** begin Data extract **
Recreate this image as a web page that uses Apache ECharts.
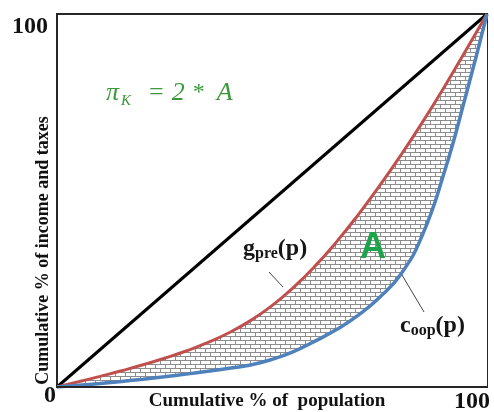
<!DOCTYPE html>
<html><head><meta charset="utf-8">
<script src="https://cdn.jsdelivr.net/npm/echarts@6/dist/echarts.min.js"></script>
<style>html,body{margin:0;padding:0;background:#fff}#c{width:494px;height:412px}</style>
</head><body><div id="c"></div>
<script>
// Cumulative % of population
const popShare   = [0, 5, 10, 15, 20, 25, 30, 35, 40, 45, 50, 55, 60, 65, 70, 75, 80, 85, 90, 95, 100];
// g_pre(p): pre-tax income concentration curve
const grossPre   = [0, 1.4, 2.85, 4.35, 5.95, 7.7, 9.65, 11.9, 14.55, 17.8, 21.8, 26.7, 32.4, 38.9, 46.1, 53.9, 62.2, 71.0, 80.3, 90.1, 100];
// c_oop(p): out-of-pocket concentration curve
const coopCurve  = [0, 0.45, 0.95, 1.5, 2.1, 2.75, 3.45, 4.2, 5.0, 5.9, 7.4, 9.5, 12.3, 15.4, 19.2, 24.0, 30.3, 40.8, 57.3, 77.8, 100];
// line of equality
const equalityX  = [0, 100];
const equalityY  = [0, 100];
// tick labels
const xTickVals  = [0, 100];
const yTickVals  = [100];

const serif = "'Liberation Serif','Times New Roman','DejaVu Serif',serif";

function brickPattern() {
  const c = document.createElement('canvas');
  c.width = 10; c.height = 8;
  const g = c.getContext('2d');
  g.fillStyle = '#ffffff'; g.fillRect(0, 0, 10, 8);
  g.strokeStyle = '#8c8c8c'; g.lineWidth = 1;
  g.beginPath();
  g.moveTo(0, 0.5); g.lineTo(10, 0.5);
  g.moveTo(0, 4.5); g.lineTo(10, 4.5);
  g.moveTo(0.5, 0); g.lineTo(0.5, 4.5);
  g.moveTo(5.5, 4.5); g.lineTo(5.5, 8);
  g.stroke();
  return c;
}

const redPts  = popShare.map((x, i) => [x, grossPre[i]]);
const bluePts = popShare.map((x, i) => [x, coopCurve[i]]);
const eqPts   = equalityX.map((x, i) => [x, equalityY[i]]);

const chart = echarts.init(document.getElementById('c'), null, {renderer: 'canvas'});
const SM = 0.5;
const common = {type: 'line', smooth: SM, symbol: 'none', silent: true};
chart.setOption({
  animation: false,
  grid: {left: 57, right: 7, top: 14, bottom: 25, containLabel: false, outerBoundsMode: 'none',
         show: true, borderColor: '#262626', borderWidth: 2, backgroundColor: '#fff'},
  xAxis: {
    type: 'value', min: 0, max: 100, z: 10,
    splitLine: {show: false}, axisTick: {show: false},
    axisLine: {show: true, lineStyle: {color: '#262626', width: 2}},
    axisLabel: {
      customValues: xTickVals, margin: -3,
      formatter: v => v === 0 ? '{z|0}' : '{h|100}',
      rich: {
        z: {fontFamily: serif, fontWeight: 'bold', fontSize: 24, color: '#111', padding: [0, 14, 0, 0]},
        h: {fontFamily: serif, fontWeight: 'bold', fontSize: 24, color: '#111', padding: [6, 30, 0, 0]}
      }
    },
    name: 'Cumulative % of  population', nameLocation: 'middle', nameGap: 5, nameMoveOverlap: false,
    nameTextStyle: {fontFamily: serif, fontWeight: 'bold', fontSize: 19, color: '#111', padding: [0, 10, 0, 0]}
  },
  yAxis: {
    type: 'value', min: 0, max: 100,
    splitLine: {show: false}, axisTick: {show: false}, axisLine: {show: false},
    axisLabel: {
      customValues: yTickVals, margin: 9,
      formatter: v => '{h|' + v + '}',
      rich: {h: {fontFamily: serif, fontWeight: 'bold', fontSize: 24, color: '#111', padding: [26, 0, 0, 0]}}
    },
    name: 'Cumulative % of income and taxes', nameLocation: 'middle', nameGap: 5, nameRotate: 90, nameMoveOverlap: false,
    nameTextStyle: {fontFamily: serif, fontWeight: 'bold', fontSize: 18, color: '#111', padding: [0, 100, 0, 0]}
  },
  series: [
    Object.assign({}, common, {data: redPts, lineStyle: {opacity: 0}, z: 1,
      areaStyle: {color: {image: brickPattern(), repeat: 'repeat'}, opacity: 1}}),
    Object.assign({}, common, {data: bluePts, lineStyle: {opacity: 0}, z: 1,
      areaStyle: {color: '#ffffff', opacity: 1}}),
    {type: 'line', data: eqPts, symbol: 'none', silent: true, lineStyle: {color: '#000', width: 3}, z: 3},
    Object.assign({}, common, {data: redPts, lineStyle: {color: '#c0504d', width: 3}, z: 4}),
    Object.assign({}, common, {data: bluePts, lineStyle: {color: '#4f81bd', width: 3.5}, z: 4})
  ],
  graphic: [
    {type: 'text', left: 106, top: 80, z: 10, style: {
      text: '{a|π}{k|K}{e|=}{a|2}{s|*}{a|A}', fill: '#3a9a3a',
      rich: {a: {fontFamily: serif, fontStyle: 'italic', fontSize: 26, fill: '#3a9a3a', padding: [0, 0, 0, 8]},
             k: {fontFamily: serif, fontStyle: 'italic', fontSize: 15, fill: '#3a9a3a', padding: [16, 0, 0, 2]},
             e: {fontFamily: serif, fontSize: 26, fill: '#3a9a3a', padding: [0, 0, 0, 18]},
             s: {fontFamily: serif, fontSize: 24, fill: '#3a9a3a', padding: [0, 4, 0, 8]}}}},
    {type: 'text', left: 360, top: 230, z: 10, style: {
      text: 'A', fill: '#1fa34a', fontFamily: "'Liberation Sans',Arial,sans-serif", fontWeight: 'bold', fontSize: 36}},
    {type: 'text', left: 243, top: 237, z: 10, style: {
      text: '{g|g}{s|pre}{b|(p)}', fill: '#151515',
      rich: {g: {fontFamily: serif, fontWeight: 'bold', fontSize: 24, fill: '#151515'},
             s: {fontFamily: serif, fontWeight: 'bold', fontSize: 16, fill: '#151515', padding: [10, 0, 0, 0]},
             b: {fontFamily: serif, fontWeight: 'bold', fontSize: 24, fill: '#151515'}}}},
    {type: 'text', left: 400, top: 314, z: 10, style: {
      text: '{g|c}{s|oop}{b|(p)}', fill: '#151515',
      rich: {g: {fontFamily: serif, fontWeight: 'bold', fontSize: 24, fill: '#151515'},
             s: {fontFamily: serif, fontWeight: 'bold', fontSize: 16, fill: '#151515', padding: [10, 0, 0, 0]},
             b: {fontFamily: serif, fontWeight: 'bold', fontSize: 24, fill: '#151515'}}}},
    {type: 'line', z: 10, shape: {x1: 269, y1: 272, x2: 283, y2: 287}, style: {stroke: '#444', lineWidth: 1}},
    {type: 'line', z: 10, shape: {x1: 402, y1: 275, x2: 424, y2: 312}, style: {stroke: '#444', lineWidth: 1}}
  ]
});
</script>
</body></html>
** end Data extract **
### To be done:
Go from the first line of the data above to the line containing "i) => [x, equalityY[i]]);" and retype exactly those lines, both included, but none of the pictures.

### Answer to this problem:
Recreate this image as a web page that uses Apache ECharts.
<!DOCTYPE html>
<html><head><meta charset="utf-8">
<script src="https://cdn.jsdelivr.net/npm/echarts@6/dist/echarts.min.js"></script>
<style>html,body{margin:0;padding:0;background:#fff}#c{width:494px;height:412px}</style>
</head><body><div id="c"></div>
<script>
// Cumulative % of population
const popShare   = [0, 5, 10, 15, 20, 25, 30, 35, 40, 45, 50, 55, 60, 65, 70, 75, 80, 85, 90, 95, 100];
// g_pre(p): pre-tax income concentration curve
const grossPre   = [0, 1.4, 2.85, 4.35, 5.95, 7.7, 9.65, 11.9, 14.55, 17.8, 21.8, 26.7, 32.4, 38.9, 46.1, 53.9, 62.2, 71.0, 80.3, 90.1, 100];
// c_oop(p): out-of-pocket concentration curve
const coopCurve  = [0, 0.45, 0.95, 1.5, 2.1, 2.75, 3.45, 4.2, 5.0, 5.9, 7.4, 9.5, 12.3, 15.4, 19.2, 24.0, 30.3, 40.8, 57.3, 77.8, 100];
// line of equality
const equalityX  = [0, 100];
const equalityY  = [0, 100];
// tick labels
const xTickVals  = [0, 100];
const yTickVals  = [100];

const serif = "'Liberation Serif','Times New Roman','DejaVu Serif',serif";

function brickPattern() {
  const c = document.createElement('canvas');
  c.width = 10; c.height = 8;
  const g = c.getContext('2d');
  g.fillStyle = '#ffffff'; g.fillRect(0, 0, 10, 8);
  g.strokeStyle = '#8c8c8c'; g.lineWidth = 1;
  g.beginPath();
  g.moveTo(0, 0.5); g.lineTo(10, 0.5);
  g.moveTo(0, 4.5); g.lineTo(10, 4.5);
  g.moveTo(0.5, 0); g.lineTo(0.5, 4.5);
  g.moveTo(5.5, 4.5); g.lineTo(5.5, 8);
  g.stroke();
  return c;
}

const redPts  = popShare.map((x, i) => [x, grossPre[i]]);
const bluePts = popShare.map((x, i) => [x, coopCurve[i]]);
const eqPts   = equalityX.map((x, i) => [x, equalityY[i]]);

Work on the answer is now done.